E se, durante as grandes competições mundiais de surf, fosse possível apurar, ao centímetro, o tamanho de cada onda, minutos depois dela ser surfada? Esta é uma realidade muito ambicionada pelos atletas, que querem bater recordes, vencer prémios e conquistar patrocínios.
Actualmente, a altura de cada onda gigante é calculada através de registos fotográficos, tendo em conta a altura do surfista e a sua posição na onda, um método que dá espaço a polémicas.
O actual detentor da maior onda do mundo surfada é o alemão Sebastian Steudtner, que ‘navegou’ por uma onda de 26,21 metros em 2020, na Praia do Norte. No entanto, em Janeiro deste ano, o brasileiro Lucas ‘Chumbo’ defendeu que surfou uma onda entre os 27 e os 30 metros, que ainda não foi homologada pelo Guinness World Records.
O projecto Big Wave Tracker, aplicado na Nazaré, vai ajudar a dissipar estas dúvidas e, ao mesmo tempo, permitir adquirir mais conhecimento científico sobre cada onda. Pedro Almeida, cientista sénior da CoLAB +Atlantic e coordenador de uma equipa da instituição que trabalha com o desenvolvimento de aplicações marinhas e costeiras, explica o âmbito desta tecnologia. “Começámos exactamente e por causa da questão desportiva. Havia muito pouco consenso na maneira como são definidas as alturas das ondas e os próprios recordes são baseados nessas medições que não são, de todo, científicas.”
O especialista adianta que o protótipo já desenvolvido, através de um algoritmo, consegue “acompanhar a onda” no momento em que ela é surfada, desde a sua formação à rebentação na praia.
O Big Wave Tracker tem o potencial de alterar a forma como o surf é visto em todo o mundo. Por um lado, os surfistas podem analisar, com mais precisão, o seu desempenho e a forma como a onda se desenvolveu. Por outro, o público pode também conhecer os detalhes de cada onda e ter a certeza de que estão perante um recorde do mundo.
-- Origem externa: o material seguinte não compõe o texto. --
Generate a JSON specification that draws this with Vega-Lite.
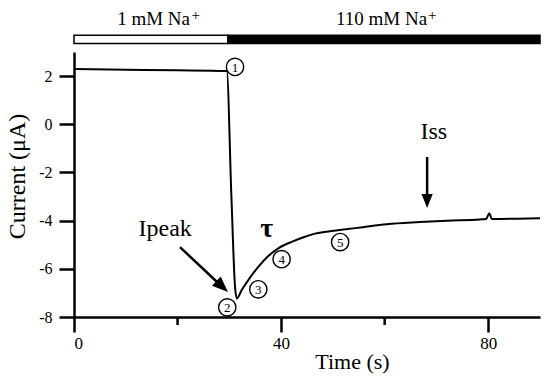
{
  "$schema": "https://vega.github.io/schema/vega-lite/v6.json",
  "width": 466,
  "height": 265,
  "autosize": {"type": "none"},
  "padding": {"left": 74, "top": 52, "right": 7, "bottom": 63},
  "background": "white",
  "config": {
    "view": {"stroke": null},
    "font": "Liberation Serif, Times New Roman, serif",
    "axis": {"labelFont": "Liberation Serif, Times New Roman, serif", "titleFont": "Liberation Serif, Times New Roman, serif"},
    "text": {"font": "Liberation Serif, Times New Roman, serif", "color": "black"}
  },
  "layer": [
    {
      "data": {"values": [
        {"t": 0, "i": 2.29}, {"t": 10, "i": 2.26}, {"t": 20, "i": 2.24}, {"t": 29.5, "i": 2.21},
        {"t": 30.4, "i": -3.0}, {"t": 31.1, "i": -6.75}, {"t": 31.45, "i": -7.23},
        {"t": 32.39, "i": -6.88}, {"t": 33.66, "i": -6.47}, {"t": 35.59, "i": -5.92}, {"t": 37.52, "i": -5.47},
        {"t": 39.46, "i": -5.15}, {"t": 42.04, "i": -4.88}, {"t": 44.61, "i": -4.67}, {"t": 46.54, "i": -4.54},
        {"t": 49.4, "i": -4.44}, {"t": 52.5, "i": -4.36}, {"t": 55.8, "i": -4.27}, {"t": 60.4, "i": -4.15},
        {"t": 66.8, "i": -4.06}, {"t": 72.0, "i": -4.0}, {"t": 78.4, "i": -3.95}, {"t": 79.6, "i": -3.93},
        {"t": 80.2, "i": -3.69}, {"t": 80.7, "i": -3.93}, {"t": 85.0, "i": -3.92}, {"t": 90.0, "i": -3.9}
      ]},
      "mark": {"type": "line", "color": "black", "strokeWidth": 2, "interpolate": "monotone"},
      "encoding": {
        "x": {
          "field": "t", "type": "quantitative",
          "scale": {"domain": [0, 90], "nice": false, "zero": false},
          "axis": {
            "title": "Time (s)", "values": [0, 40, 80], "grid": false,
            "labelExpr": "datum.value < 0 ? '-' + abs(datum.value) : '' + datum.value",
            "domainColor": "black", "domainWidth": 2.5, "tickColor": "black", "tickWidth": 2.5, "tickSize": 15,
            "labelFont": "Liberation Serif, Times New Roman, serif", "labelFontSize": 17, "labelColor": "black", "labelPadding": 3,
            "titleFont": "Liberation Serif, Times New Roman, serif", "titleFontSize": 22, "titleFontWeight": "normal", "titleColor": "black",
            "titleX": 278, "titleY": 51, "titleBaseline": "alphabetic", "titleAlign": "center"
          }
        },
        "y": {
          "field": "i", "type": "quantitative",
          "scale": {"domain": [-8, 3], "nice": false, "zero": false},
          "axis": {
            "title": "Current (μA)", "values": [-8, -6, -4, -2, 0, 2], "grid": false,
            "labelExpr": "datum.value < 0 ? '-' + abs(datum.value) : '' + datum.value",
            "domainColor": "black", "domainWidth": 2.5, "tickColor": "black", "tickWidth": 2.5, "tickSize": 15,
            "labelFont": "Liberation Serif, Times New Roman, serif", "labelFontSize": 16, "labelColor": "black", "labelPadding": 7,
            "titleFont": "Liberation Serif, Times New Roman, serif", "titleFontSize": 24, "titleFontWeight": "normal", "titleColor": "black",
            "titleX": -57, "titleY": 124, "titleAngle": -90, "titleBaseline": "middle", "titleAlign": "center"
          }
        }
      }
    },
    {
      "data": {"values": [{"t": 20}, {"t": 60}]},
      "mark": {"type": "rule", "color": "black", "strokeWidth": 2.5, "clip": false},
      "encoding": {
        "x": {"field": "t", "type": "quantitative", "scale": {"domain": [0, 90], "nice": false, "zero": false}},
        "y": {"datum": -8, "type": "quantitative", "scale": {"domain": [-8, 3], "nice": false, "zero": false}},
        "y2": {"datum": -8.33}
      }
    },
    {
      "data": {"values": [
        {"start": 0, "end": 29.7, "phase": "1 mM Na+"},
        {"start": 29.7, "end": 90, "phase": "110 mM Na+"}
      ]},
      "mark": {"type": "rect", "stroke": "black", "strokeWidth": 1.5, "clip": false},
      "encoding": {
        "x": {"field": "start", "type": "quantitative", "scale": {"domain": [0, 90], "nice": false, "zero": false}},
        "x2": {"field": "end"},
        "y": {"datum": 3.35, "type": "quantitative", "scale": {"domain": [-8, 3], "nice": false, "zero": false}},
        "y2": {"datum": 3.7},
        "fill": {"field": "phase", "type": "nominal", "scale": {"domain": ["1 mM Na+", "110 mM Na+"], "range": ["white", "black"]}, "legend": null}
      }
    },
    {
      "data": {"values": [
        {"x": 22.4, "y": 4.14, "label": "1 mM Na"},
        {"x": 68.2, "y": 4.14, "label": "110 mM Na"}
      ]},
      "mark": {"type": "text", "align": "right", "baseline": "alphabetic", "fontSize": 19, "clip": false},
      "encoding": {
        "x": {"field": "x", "type": "quantitative"},
        "y": {"field": "y", "type": "quantitative"},
        "text": {"field": "label"}
      }
    },
    {
      "data": {"values": [
        {"x": 23.5, "y": 4.55, "label": "+"},
        {"x": 69.2, "y": 4.55, "label": "+"}
      ]},
      "mark": {"type": "text", "align": "center", "baseline": "middle", "fontSize": 15, "clip": false},
      "encoding": {
        "x": {"field": "x", "type": "quantitative"},
        "y": {"field": "y", "type": "quantitative"},
        "text": {"field": "label"}
      }
    },
    {
      "data": {"values": [
        {"x": 31.1, "y": 2.38, "n": "1"},
        {"x": 29.6, "y": -7.6, "n": "2"},
        {"x": 35.6, "y": -6.85, "n": "3"},
        {"x": 40.1, "y": -5.6, "n": "4"},
        {"x": 51.4, "y": -4.89, "n": "5"}
      ]},
      "layer": [
        {
          "mark": {"type": "point", "shape": "circle", "filled": false, "color": "black", "strokeWidth": 1.4, "size": 300, "opacity": 1, "clip": false},
          "encoding": {
            "x": {"field": "x", "type": "quantitative"},
            "y": {"field": "y", "type": "quantitative"}
          }
        },
        {
          "mark": {"type": "text", "align": "center", "baseline": "middle", "fontSize": 13, "dy": 1, "clip": false},
          "encoding": {
            "x": {"field": "x", "type": "quantitative"},
            "y": {"field": "y", "type": "quantitative"},
            "text": {"field": "n"}
          }
        }
      ]
    },
    {
      "data": {"values": [
        {"x": 17.6, "y": -4.63, "label": "Ipeak"},
        {"x": 69.5, "y": -0.62, "label": "Iss"}
      ]},
      "mark": {"type": "text", "align": "center", "baseline": "alphabetic", "fontSize": 24},
      "encoding": {
        "x": {"field": "x", "type": "quantitative"},
        "y": {"field": "y", "type": "quantitative"},
        "text": {"field": "label"}
      }
    },
    {
      "data": {"values": [
        {"x": 37.2, "y": -4.67, "label": "τ"}
      ]},
      "mark": {"type": "text", "align": "center", "baseline": "alphabetic", "fontSize": 28, "fontWeight": "bold"},
      "encoding": {
        "x": {"field": "x", "type": "quantitative"},
        "y": {"field": "y", "type": "quantitative"},
        "text": {"field": "label"}
      }
    },
    {
      "data": {"values": [
        {"x": 20.47, "y": -5.1, "x2": 28.04, "y2": -6.63},
        {"x": 68.2, "y": -1.36, "x2": 68.2, "y2": -3.1}
      ]},
      "mark": {"type": "rule", "color": "black", "strokeWidth": 2.5},
      "encoding": {
        "x": {"field": "x", "type": "quantitative"},
        "y": {"field": "y", "type": "quantitative"},
        "x2": {"field": "x2"},
        "y2": {"field": "y2"}
      }
    },
    {
      "data": {"values": [{"x": 68.2, "y": -3.19}]},
      "mark": {"type": "point", "shape": "M-0.8,-1L0.8,-1L0,1Z", "filled": true, "color": "black", "size": 196, "opacity": 1},
      "encoding": {
        "x": {"field": "x", "type": "quantitative"},
        "y": {"field": "y", "type": "quantitative"}
      }
    },
    {
      "data": {"values": [{"x": 28.62, "y": -6.74}]},
      "mark": {"type": "point", "shape": "M-0.8,-1L0.8,-1L0,1Z", "filled": true, "color": "black", "size": 256, "angle": -47, "opacity": 1},
      "encoding": {
        "x": {"field": "x", "type": "quantitative"},
        "y": {"field": "y", "type": "quantitative"}
      }
    }
  ]
}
“Queremos demonstrar que isto é útil. Tem interesse para os campeonatos, mas também para o público em geral e para quem quer compreender melhor este fenómeno”, afirma Pedro Almeida.
Os testes já decorrem há vários meses e o responsável do projecto adianta que os surfistas têm mostrado curiosidade em experimentar esta nova forma de medição. A World Surf League também está a acompanhar o projecto que, neste momento, precisa de financiamento para ser aplicado.
Para já, o protótipo ainda não permite apurar a informação de cada onda a tempo real. Mas esta realidade “é claramente possível”. Só falta “infra-estrutura”, garante Pedro Almeida. “Temos em cima da mesa essa questão, que tem vindo a surgir, e a World Surf League interessa-se por esse formato.”
Neste projecto, o Município da Nazaré apoia o CoLAB +Atlantic com a abertura do Forte de São Miguel e oferta de acomodação aos cientistas envolvidos nos estudos e Salvador Formiga, vereador da autarquia com o pelouro da Economia e do Mar, defende que o Big Wave Tracker tem a capacidade de “transportar o desporto das ondas gigantes para um patamar impensável há uns anos”.
Os estudos têm atraído diversas comitivas de cientistas de vários pontos do Mundo e, além da componente desportiva, o lado da ciência associada ao Canhão da Nazaré também está a captar atenções para este concelho. “Queremos que a Nazaré seja procurada não apenas pelo surf, mas também pelos cientistas”, vincou o vereador, ao classificar esta tecnologia como “o VAR das ondas gigantes”.
O cientista Pedro Almeida explica que o Big Wave Tracker vai acompanhar todo o desenvolvimento das ondas
Benefícios são “enormes”
Um dos surfistas que mais tem estado em contacto com o Big Wave Tracker é João Macedo, o primeiro surfista profissional português e europeu a qualificar-se para o Mundial de Ondas Gigantes.
O atleta garante que os benefícios deste projecto “são enormes” e que a união entre a ciência e a “arte do surf” pode trazer mais adeptos para o desporto. “Aquilo que a comunidade quer é que a ciência sirva a parte técnica do surf, mas que esta tenha a última palavra”, já que os prémios não dependem só da altura da onda, mas principalmente da técnica aplicada e do risco associado a cada onda, aspectos só calculados a olho nu.
O surfista acredita que, da Nazaré, o Big Wave Tracker pode, e deve, ser catapultado para outros dos maiores palcos das ondas gigantes, como o Havai ou Califórnia.